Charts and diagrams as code
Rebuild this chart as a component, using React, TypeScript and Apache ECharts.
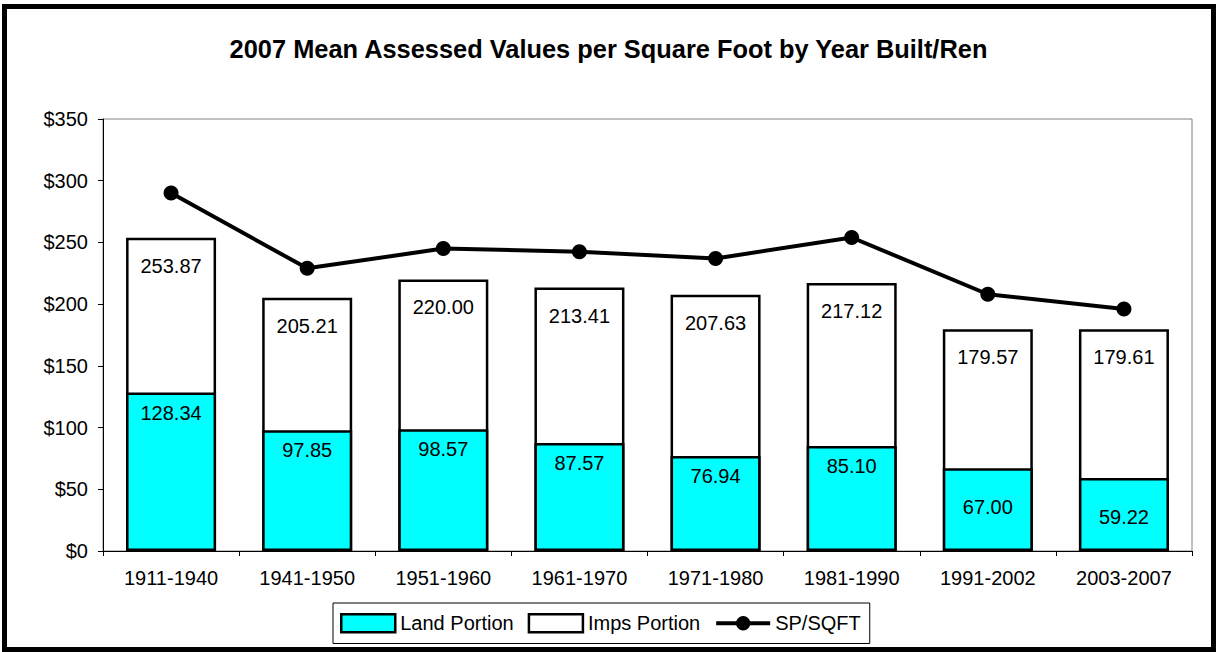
import React, { useEffect, useRef } from "react";
import * as echarts from "echarts";

const categories = ["1911-1940", "1941-1950", "1951-1960", "1961-1970", "1971-1980", "1981-1990", "1991-2002", "2003-2007"];
const landPortion = [128.34, 97.85, 98.57, 87.57, 76.94, 85.1, 67.0, 59.22];
const totalValue = [253.87, 205.21, 220.0, 213.41, 207.63, 217.12, 179.57, 179.61];
const spSqft = [290, 229, 245, 242.5, 237, 254, 208, 196];
const yTicks = [0, 50, 100, 150, 200, 250, 300, 350];

const FONT = "'Liberation Sans', Arial, sans-serif";

export default function App() {
  const ref = useRef<HTMLDivElement>(null);
  useEffect(() => {
    if (!ref.current) return;
    const chart = echarts.init(ref.current, null, { renderer: "svg" });
    const landData = landPortion.map((v, i) => ({
      value: v,
      label: { distance: i >= 6 ? 29 : 10 },
    }));
    chart.setOption({
      animation: false,
      backgroundColor: "#ffffff",
      textStyle: { fontFamily: FONT },
      title: {
        text: "2007 Mean Assessed Values per Square Foot by Year Built/Ren",
        left: "center",
        top: 31,
        textStyle: { fontFamily: FONT, fontSize: 25.4, fontWeight: "bold", color: "#000" },
      },
      graphic: [
        {
          type: "rect",
          shape: { x: 4.5, y: 6.5, width: 1209, height: 643 },
          style: { fill: "none", stroke: "#000", lineWidth: 5 },
          silent: true,
        },
      ],
      grid: {
        left: 103,
        top: 119,
        right: 25,
        bottom: 101,
        show: true,
        borderColor: "#808080",
        borderWidth: 1,
        containLabel: false,
      },
      legend: {
        data: [
          { name: "Land Portion", icon: "rect", itemStyle: { borderWidth: 2.5, borderColor: "#000" } },
          { name: "Imps Portion", icon: "rect", itemStyle: { borderWidth: 2.5, borderColor: "#000" } },
          { name: "SP/SQFT", lineStyle: { width: 4 } },
        ],
        left: 333,
        top: 603,
        itemWidth: 54,
        itemHeight: 18,
        itemGap: 14,
        padding: [10, 9, 10, 7],
        borderColor: "#000",
        borderWidth: 1,
        textStyle: { fontFamily: FONT, fontSize: 20, color: "#000" },
      },
      xAxis: {
        type: "category",
        data: categories,
        axisLine: { lineStyle: { color: "#000", width: 1 } },
        axisTick: { show: true, length: 5, lineStyle: { color: "#000" } },
        axisLabel: { fontFamily: FONT, fontSize: 20, color: "#000", margin: 17 },
      },
      yAxis: {
        type: "value",
        min: yTicks[0],
        max: yTicks[yTicks.length - 1],
        interval: 50,
        axisLine: { show: true, lineStyle: { color: "#000", width: 1 } },
        axisTick: { show: true, length: 5, lineStyle: { color: "#000" } },
        splitLine: { show: false },
        axisLabel: {
          fontFamily: FONT,
          fontSize: 20,
          color: "#000",
          margin: 15,
          formatter: (v: number) => "$" + v,
        },
      },
      series: [
        {
          name: "Imps Portion",
          type: "bar",
          data: totalValue,
          barWidth: 90,
          barGap: "-100%",
          itemStyle: { color: "#ffffff", borderColor: "#000", borderWidth: 2.5 },
          label: {
            show: true,
            position: "insideTop",
            distance: 18,
            fontFamily: FONT,
            fontSize: 20,
            color: "#000",
            formatter: (p: any) => Number(p.value).toFixed(2),
          },
          z: 2,
        },
        {
          name: "Land Portion",
          type: "bar",
          data: landData,
          barWidth: 90,
          barGap: "-100%",
          itemStyle: { color: "#00ffff", borderColor: "#000", borderWidth: 2.5 },
          label: {
            show: true,
            position: "insideTop",
            fontFamily: FONT,
            fontSize: 20,
            color: "#000",
            formatter: (p: any) => Number(p.value).toFixed(2),
          },
          z: 3,
        },
        {
          name: "SP/SQFT",
          type: "line",
          data: spSqft,
          symbol: "circle",
          symbolSize: 15,
          lineStyle: { color: "#000", width: 4 },
          itemStyle: { color: "#000" },
          z: 5,
        },
      ],
    });
    return () => chart.dispose();
  }, []);
  return (
    <div
      ref={ref}
      style={{ position: "absolute", left: 0, top: 0, width: 1217, height: 652 }}
    />
  );
}
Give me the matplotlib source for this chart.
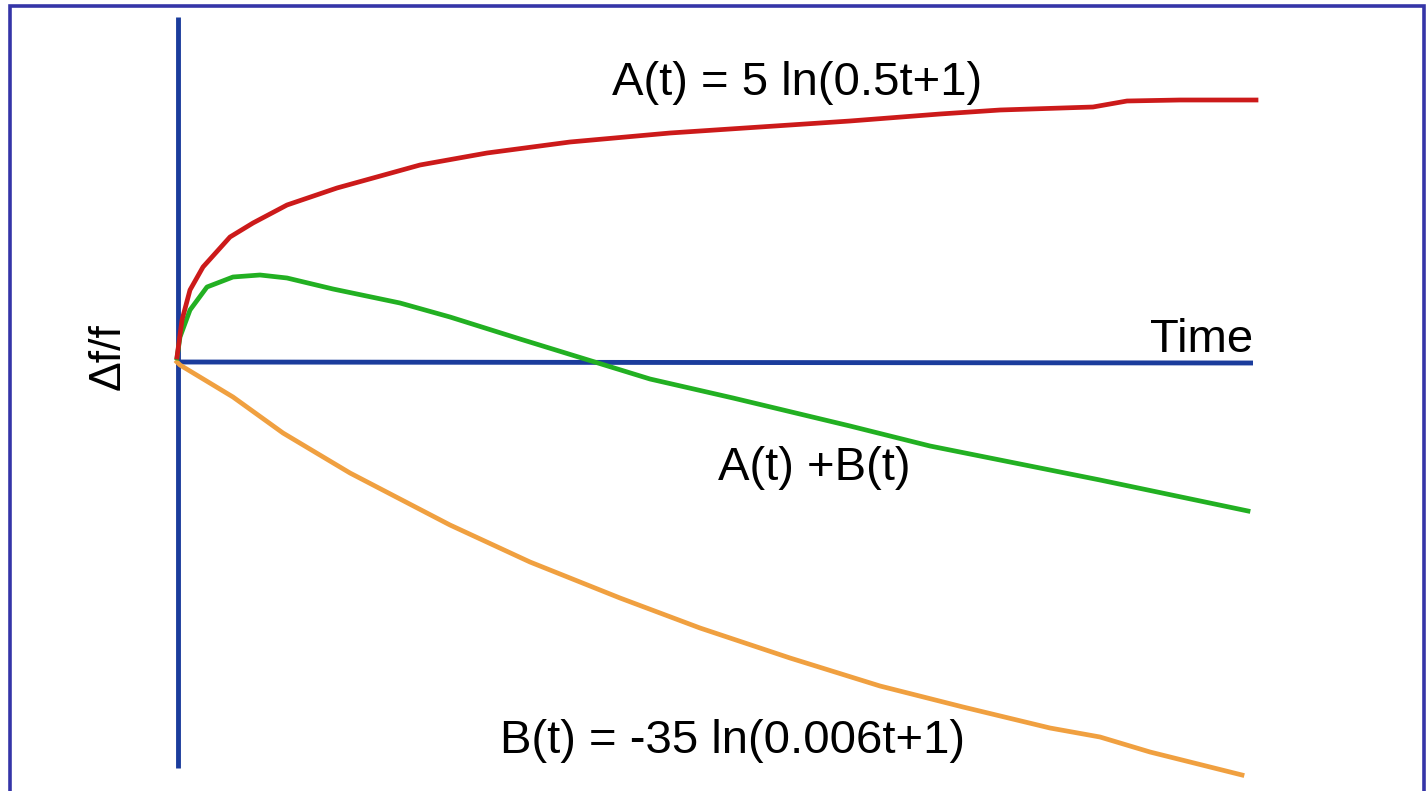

• _Objective_:
Each entry above is to be written out again unchanged, apart from the pictures, which are left out.

• _Result of the exercise_:
Rebuild this chart as a component, using React, TypeScript and Apache ECharts.
import React, { useEffect, useRef } from "react";
import * as echarts from "echarts";

const categories = ["1911-1940", "1941-1950", "1951-1960", "1961-1970", "1971-1980", "1981-1990", "1991-2002", "2003-2007"];
const landPortion = [128.34, 97.85, 98.57, 87.57, 76.94, 85.1, 67.0, 59.22];
const totalValue = [253.87, 205.21, 220.0, 213.41, 207.63, 217.12, 179.57, 179.61];
const spSqft = [290, 229, 245, 242.5, 237, 254, 208, 196];
const yTicks = [0, 50, 100, 150, 200, 250, 300, 350];

const FONT = "'Liberation Sans', Arial, sans-serif";

export default function App() {
  const ref = useRef<HTMLDivElement>(null);
  useEffect(() => {
    if (!ref.current) return;
    const chart = echarts.init(ref.current, null, { renderer: "svg" });
    const landData = landPortion.map((v, i) => ({
      value: v,
      label: { distance: i >= 6 ? 29 : 10 },
    }));
    chart.setOption({
      animation: false,
      backgroundColor: "#ffffff",
      textStyle: { fontFamily: FONT },
      title: {
        text: "2007 Mean Assessed Values per Square Foot by Year Built/Ren",
        left: "center",
        top: 31,
        textStyle: { fontFamily: FONT, fontSize: 25.4, fontWeight: "bold", color: "#000" },
      },
      graphic: [
        {
          type: "rect",
          shape: { x: 4.5, y: 6.5, width: 1209, height: 643 },
          style: { fill: "none", stroke: "#000", lineWidth: 5 },
          silent: true,
        },
      ],
      grid: {
        left: 103,
        top: 119,
        right: 25,
        bottom: 101,
        show: true,
        borderColor: "#808080",
        borderWidth: 1,
        containLabel: false,
      },
      legend: {
        data: [
          { name: "Land Portion", icon: "rect", itemStyle: { borderWidth: 2.5, borderColor: "#000" } },
          { name: "Imps Portion", icon: "rect", itemStyle: { borderWidth: 2.5, borderColor: "#000" } },
          { name: "SP/SQFT", lineStyle: { width: 4 } },
        ],
        left: 333,
        top: 603,
        itemWidth: 54,
        itemHeight: 18,
        itemGap: 14,
        padding: [10, 9, 10, 7],
        borderColor: "#000",
        borderWidth: 1,
        textStyle: { fontFamily: FONT, fontSize: 20, color: "#000" },
      },
      xAxis: {
        type: "category",
        data: categories,
        axisLine: { lineStyle: { color: "#000", width: 1 } },
        axisTick: { show: true, length: 5, lineStyle: { color: "#000" } },
        axisLabel: { fontFamily: FONT, fontSize: 20, color: "#000", margin: 17 },
      },
      yAxis: {
        type: "value",
        min: yTicks[0],
        max: yTicks[yTicks.length - 1],
        interval: 50,
        axisLine: { show: true, lineStyle: { color: "#000", width: 1 } },
        axisTick: { show: true, length: 5, lineStyle: { color: "#000" } },
        splitLine: { show: false },
        axisLabel: {
          fontFamily: FONT,
          fontSize: 20,
          color: "#000",
          margin: 15,
          formatter: (v: number) => "$" + v,
        },
      },
      series: [
        {
          name: "Imps Portion",
          type: "bar",
          data: totalValue,
          barWidth: 90,
          barGap: "-100%",
          itemStyle: { color: "#ffffff", borderColor: "#000", borderWidth: 2.5 },
          label: {
            show: true,
            position: "insideTop",
            distance: 18,
            fontFamily: FONT,
            fontSize: 20,
            color: "#000",
            formatter: (p: any) => Number(p.value).toFixed(2),
          },
          z: 2,
        },
        {
          name: "Land Portion",
          type: "bar",
          data: landData,
          barWidth: 90,
          barGap: "-100%",
          itemStyle: { color: "#00ffff", borderColor: "#000", borderWidth: 2.5 },
          label: {
            show: true,
            position: "insideTop",
            fontFamily: FONT,
            fontSize: 20,
            color: "#000",
            formatter: (p: any) => Number(p.value).toFixed(2),
          },
          z: 3,
        },
        {
          name: "SP/SQFT",
          type: "line",
          data: spSqft,
          symbol: "circle",
          symbolSize: 15,
          lineStyle: { color: "#000", width: 4 },
          itemStyle: { color: "#000" },
          z: 5,
        },
      ],
    });
    return () => chart.dispose();
  }, []);
  return (
    <div
      ref={ref}
      style={{ position: "absolute", left: 0, top: 0, width: 1217, height: 652 }}
    />
  );
}
Give me the matplotlib source for this chart.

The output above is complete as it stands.